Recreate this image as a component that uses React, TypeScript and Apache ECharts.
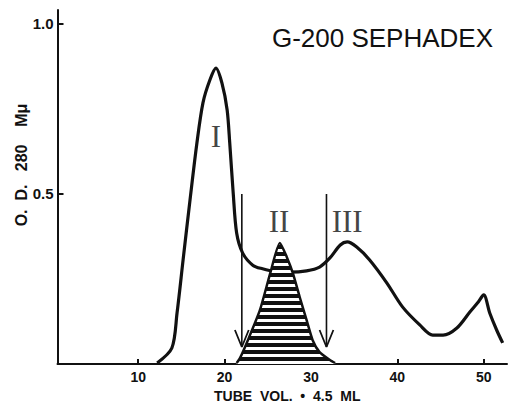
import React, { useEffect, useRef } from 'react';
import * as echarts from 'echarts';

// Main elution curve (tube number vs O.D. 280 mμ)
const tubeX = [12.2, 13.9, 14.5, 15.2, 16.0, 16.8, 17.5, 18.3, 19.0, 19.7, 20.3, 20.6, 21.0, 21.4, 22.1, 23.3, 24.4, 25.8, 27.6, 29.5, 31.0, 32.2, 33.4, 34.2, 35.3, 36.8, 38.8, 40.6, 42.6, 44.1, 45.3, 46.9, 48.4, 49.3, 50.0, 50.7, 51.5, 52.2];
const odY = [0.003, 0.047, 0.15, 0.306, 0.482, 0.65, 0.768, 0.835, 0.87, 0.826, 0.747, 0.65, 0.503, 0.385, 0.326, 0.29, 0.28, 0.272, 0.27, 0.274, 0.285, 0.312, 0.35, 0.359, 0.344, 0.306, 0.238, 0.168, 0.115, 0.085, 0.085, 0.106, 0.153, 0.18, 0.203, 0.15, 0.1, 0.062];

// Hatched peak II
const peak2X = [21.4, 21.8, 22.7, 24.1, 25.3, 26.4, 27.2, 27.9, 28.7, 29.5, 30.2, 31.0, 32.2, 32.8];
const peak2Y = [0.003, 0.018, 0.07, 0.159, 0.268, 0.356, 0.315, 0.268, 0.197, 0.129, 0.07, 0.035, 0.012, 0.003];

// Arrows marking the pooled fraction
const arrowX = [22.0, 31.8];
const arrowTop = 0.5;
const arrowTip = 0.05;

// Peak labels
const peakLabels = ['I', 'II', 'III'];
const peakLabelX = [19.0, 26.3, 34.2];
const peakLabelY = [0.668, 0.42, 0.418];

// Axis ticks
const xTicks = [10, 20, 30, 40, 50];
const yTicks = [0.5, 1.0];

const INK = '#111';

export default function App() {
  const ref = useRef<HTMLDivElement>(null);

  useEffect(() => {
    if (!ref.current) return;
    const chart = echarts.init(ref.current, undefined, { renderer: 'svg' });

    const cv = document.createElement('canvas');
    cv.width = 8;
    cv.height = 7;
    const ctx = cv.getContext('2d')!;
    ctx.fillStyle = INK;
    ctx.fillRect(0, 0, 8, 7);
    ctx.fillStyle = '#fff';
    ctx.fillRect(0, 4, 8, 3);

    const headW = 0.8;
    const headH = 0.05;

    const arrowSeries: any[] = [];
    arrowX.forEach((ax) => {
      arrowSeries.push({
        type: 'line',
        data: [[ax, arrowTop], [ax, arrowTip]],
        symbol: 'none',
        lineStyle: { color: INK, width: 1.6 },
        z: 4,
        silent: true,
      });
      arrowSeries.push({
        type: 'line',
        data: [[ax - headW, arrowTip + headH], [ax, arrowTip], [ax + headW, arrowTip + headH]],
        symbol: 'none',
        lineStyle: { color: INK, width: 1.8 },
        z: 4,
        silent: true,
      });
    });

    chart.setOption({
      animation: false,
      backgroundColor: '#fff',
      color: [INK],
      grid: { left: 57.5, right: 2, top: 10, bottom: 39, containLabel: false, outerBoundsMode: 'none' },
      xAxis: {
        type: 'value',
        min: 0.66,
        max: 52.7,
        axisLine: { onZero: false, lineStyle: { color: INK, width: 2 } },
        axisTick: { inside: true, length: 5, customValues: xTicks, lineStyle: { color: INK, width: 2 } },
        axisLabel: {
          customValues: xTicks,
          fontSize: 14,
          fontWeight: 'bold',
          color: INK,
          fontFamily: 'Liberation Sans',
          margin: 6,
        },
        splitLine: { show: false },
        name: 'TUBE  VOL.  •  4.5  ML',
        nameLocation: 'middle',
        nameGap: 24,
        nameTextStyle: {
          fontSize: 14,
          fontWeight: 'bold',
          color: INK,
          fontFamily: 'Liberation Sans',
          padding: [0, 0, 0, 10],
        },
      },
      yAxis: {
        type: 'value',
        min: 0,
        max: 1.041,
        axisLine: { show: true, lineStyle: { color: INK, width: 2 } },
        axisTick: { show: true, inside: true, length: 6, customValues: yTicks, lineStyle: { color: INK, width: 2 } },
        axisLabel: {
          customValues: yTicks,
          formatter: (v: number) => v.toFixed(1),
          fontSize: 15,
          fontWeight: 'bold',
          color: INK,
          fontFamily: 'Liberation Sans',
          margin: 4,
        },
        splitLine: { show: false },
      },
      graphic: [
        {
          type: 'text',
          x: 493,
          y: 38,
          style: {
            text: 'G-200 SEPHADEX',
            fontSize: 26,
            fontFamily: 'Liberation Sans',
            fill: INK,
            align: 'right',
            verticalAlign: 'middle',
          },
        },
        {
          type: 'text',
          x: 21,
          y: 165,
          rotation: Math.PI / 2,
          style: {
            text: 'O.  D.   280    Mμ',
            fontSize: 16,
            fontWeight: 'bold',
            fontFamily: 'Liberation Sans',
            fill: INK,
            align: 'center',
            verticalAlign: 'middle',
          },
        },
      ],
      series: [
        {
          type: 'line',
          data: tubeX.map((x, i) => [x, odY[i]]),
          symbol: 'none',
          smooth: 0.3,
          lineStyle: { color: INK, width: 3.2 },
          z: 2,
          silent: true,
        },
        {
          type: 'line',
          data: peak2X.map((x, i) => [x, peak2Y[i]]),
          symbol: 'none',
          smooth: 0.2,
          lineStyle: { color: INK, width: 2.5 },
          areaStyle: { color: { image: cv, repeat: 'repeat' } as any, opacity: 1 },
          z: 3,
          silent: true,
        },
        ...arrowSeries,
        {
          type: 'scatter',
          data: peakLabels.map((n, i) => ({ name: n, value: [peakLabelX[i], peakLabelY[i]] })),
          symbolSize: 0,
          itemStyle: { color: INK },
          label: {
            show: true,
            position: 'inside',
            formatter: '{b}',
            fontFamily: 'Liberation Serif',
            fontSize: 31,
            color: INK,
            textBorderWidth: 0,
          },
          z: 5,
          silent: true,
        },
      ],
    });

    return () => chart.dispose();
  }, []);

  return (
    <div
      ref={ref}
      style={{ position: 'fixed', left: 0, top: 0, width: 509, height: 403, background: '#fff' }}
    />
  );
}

-----

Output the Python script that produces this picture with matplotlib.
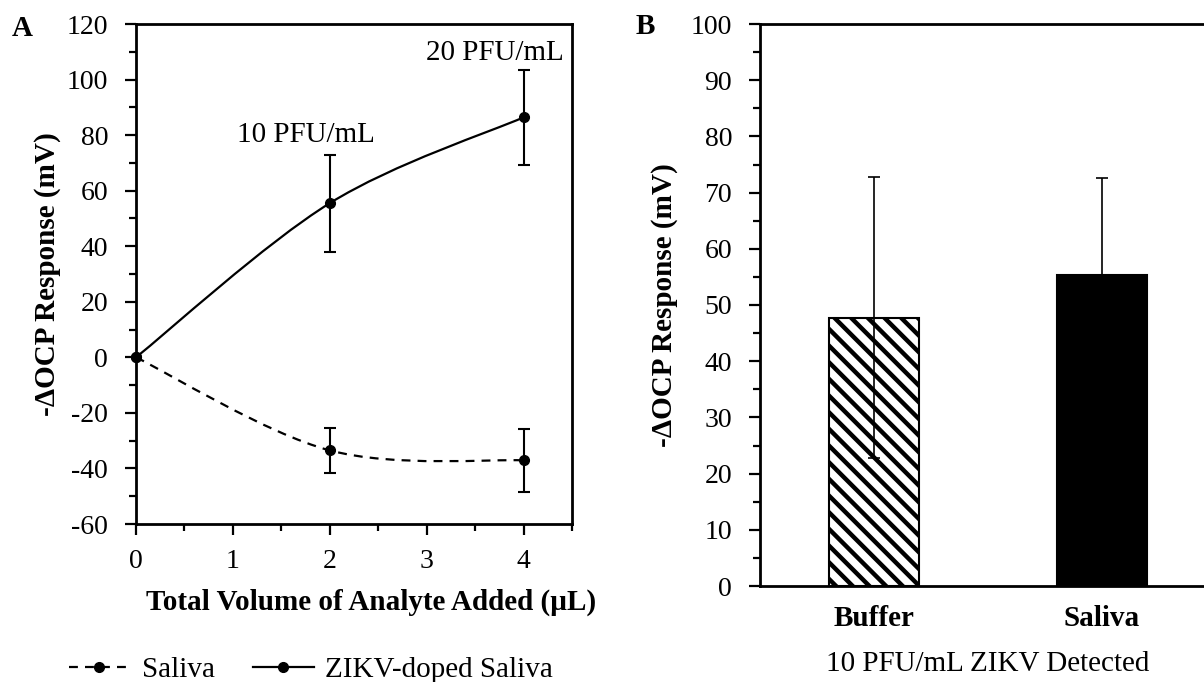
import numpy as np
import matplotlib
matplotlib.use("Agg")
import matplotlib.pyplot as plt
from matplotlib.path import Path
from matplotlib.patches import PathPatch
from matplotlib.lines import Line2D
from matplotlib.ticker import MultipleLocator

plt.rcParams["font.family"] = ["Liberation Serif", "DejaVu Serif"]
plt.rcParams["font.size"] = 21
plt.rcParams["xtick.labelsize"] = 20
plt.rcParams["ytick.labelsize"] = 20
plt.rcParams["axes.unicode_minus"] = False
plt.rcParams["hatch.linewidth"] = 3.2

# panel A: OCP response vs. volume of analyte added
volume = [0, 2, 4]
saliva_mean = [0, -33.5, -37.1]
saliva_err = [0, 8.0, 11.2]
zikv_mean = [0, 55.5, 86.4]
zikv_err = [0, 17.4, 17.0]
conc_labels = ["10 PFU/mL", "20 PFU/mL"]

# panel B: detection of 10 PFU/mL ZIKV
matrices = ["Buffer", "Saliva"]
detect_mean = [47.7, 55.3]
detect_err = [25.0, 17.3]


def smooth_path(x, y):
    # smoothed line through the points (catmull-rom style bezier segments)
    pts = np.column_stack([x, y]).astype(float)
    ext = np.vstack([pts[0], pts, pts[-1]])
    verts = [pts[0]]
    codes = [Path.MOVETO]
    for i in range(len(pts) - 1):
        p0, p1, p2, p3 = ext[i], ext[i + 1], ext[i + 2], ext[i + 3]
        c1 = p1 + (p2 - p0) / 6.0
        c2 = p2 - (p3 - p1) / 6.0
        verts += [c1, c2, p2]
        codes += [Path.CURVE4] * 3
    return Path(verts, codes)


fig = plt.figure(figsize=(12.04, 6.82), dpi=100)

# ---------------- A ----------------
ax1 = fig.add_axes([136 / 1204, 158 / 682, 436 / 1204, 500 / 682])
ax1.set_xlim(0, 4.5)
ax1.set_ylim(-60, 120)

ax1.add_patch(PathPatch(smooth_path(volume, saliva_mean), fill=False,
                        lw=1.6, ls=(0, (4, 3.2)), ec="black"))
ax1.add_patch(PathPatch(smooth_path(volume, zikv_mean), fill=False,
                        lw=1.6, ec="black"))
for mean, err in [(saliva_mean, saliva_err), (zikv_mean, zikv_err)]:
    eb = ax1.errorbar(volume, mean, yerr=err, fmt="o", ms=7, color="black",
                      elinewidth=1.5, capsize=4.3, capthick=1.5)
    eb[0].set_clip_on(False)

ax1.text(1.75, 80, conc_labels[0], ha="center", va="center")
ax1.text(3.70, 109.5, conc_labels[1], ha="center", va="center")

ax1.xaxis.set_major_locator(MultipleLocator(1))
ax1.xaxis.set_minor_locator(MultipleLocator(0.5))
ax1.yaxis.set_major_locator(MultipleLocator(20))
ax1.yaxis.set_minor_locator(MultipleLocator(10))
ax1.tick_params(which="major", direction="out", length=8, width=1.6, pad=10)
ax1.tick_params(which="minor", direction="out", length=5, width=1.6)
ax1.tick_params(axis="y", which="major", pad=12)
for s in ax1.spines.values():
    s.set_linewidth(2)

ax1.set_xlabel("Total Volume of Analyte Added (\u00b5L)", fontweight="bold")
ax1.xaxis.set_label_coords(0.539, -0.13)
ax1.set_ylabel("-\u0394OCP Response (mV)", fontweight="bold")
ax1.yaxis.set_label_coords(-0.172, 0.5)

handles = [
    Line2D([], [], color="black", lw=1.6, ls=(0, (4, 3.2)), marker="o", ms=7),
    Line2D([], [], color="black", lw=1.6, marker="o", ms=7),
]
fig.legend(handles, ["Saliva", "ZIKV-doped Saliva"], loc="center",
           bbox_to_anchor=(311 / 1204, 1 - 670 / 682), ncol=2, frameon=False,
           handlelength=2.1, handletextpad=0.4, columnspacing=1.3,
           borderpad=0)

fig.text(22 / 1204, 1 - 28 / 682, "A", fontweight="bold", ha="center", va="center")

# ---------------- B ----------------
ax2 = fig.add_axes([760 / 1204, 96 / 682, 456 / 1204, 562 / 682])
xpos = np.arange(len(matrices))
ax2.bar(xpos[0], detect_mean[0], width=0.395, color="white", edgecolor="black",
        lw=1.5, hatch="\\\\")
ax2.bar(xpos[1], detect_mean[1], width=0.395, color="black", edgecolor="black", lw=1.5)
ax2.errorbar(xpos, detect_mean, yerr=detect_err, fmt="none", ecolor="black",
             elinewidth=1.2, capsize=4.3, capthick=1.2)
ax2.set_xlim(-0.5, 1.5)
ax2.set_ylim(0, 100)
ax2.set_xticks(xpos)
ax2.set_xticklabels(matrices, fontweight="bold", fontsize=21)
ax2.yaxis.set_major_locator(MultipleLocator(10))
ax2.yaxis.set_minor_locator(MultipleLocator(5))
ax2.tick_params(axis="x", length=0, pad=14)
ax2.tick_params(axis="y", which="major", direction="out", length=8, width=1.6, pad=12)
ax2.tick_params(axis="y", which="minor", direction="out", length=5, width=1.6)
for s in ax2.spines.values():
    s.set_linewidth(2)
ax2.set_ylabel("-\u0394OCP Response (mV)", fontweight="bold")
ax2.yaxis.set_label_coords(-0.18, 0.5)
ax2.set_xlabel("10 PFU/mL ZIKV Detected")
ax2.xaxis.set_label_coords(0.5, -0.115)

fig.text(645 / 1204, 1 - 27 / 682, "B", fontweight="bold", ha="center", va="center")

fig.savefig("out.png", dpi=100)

-----

*What the task requires*
Except for the pictures, write out exactly the lines from the line that contains "Output the Python" through the line that contains "from matplotlib.ticker import MultipleLocator", including both.

*Final result*
Output the Python script that produces this picture with matplotlib.
import numpy as np
import matplotlib
matplotlib.use("Agg")
import matplotlib.pyplot as plt
from matplotlib.path import Path
from matplotlib.patches import PathPatch
from matplotlib.lines import Line2D
from matplotlib.ticker import MultipleLocator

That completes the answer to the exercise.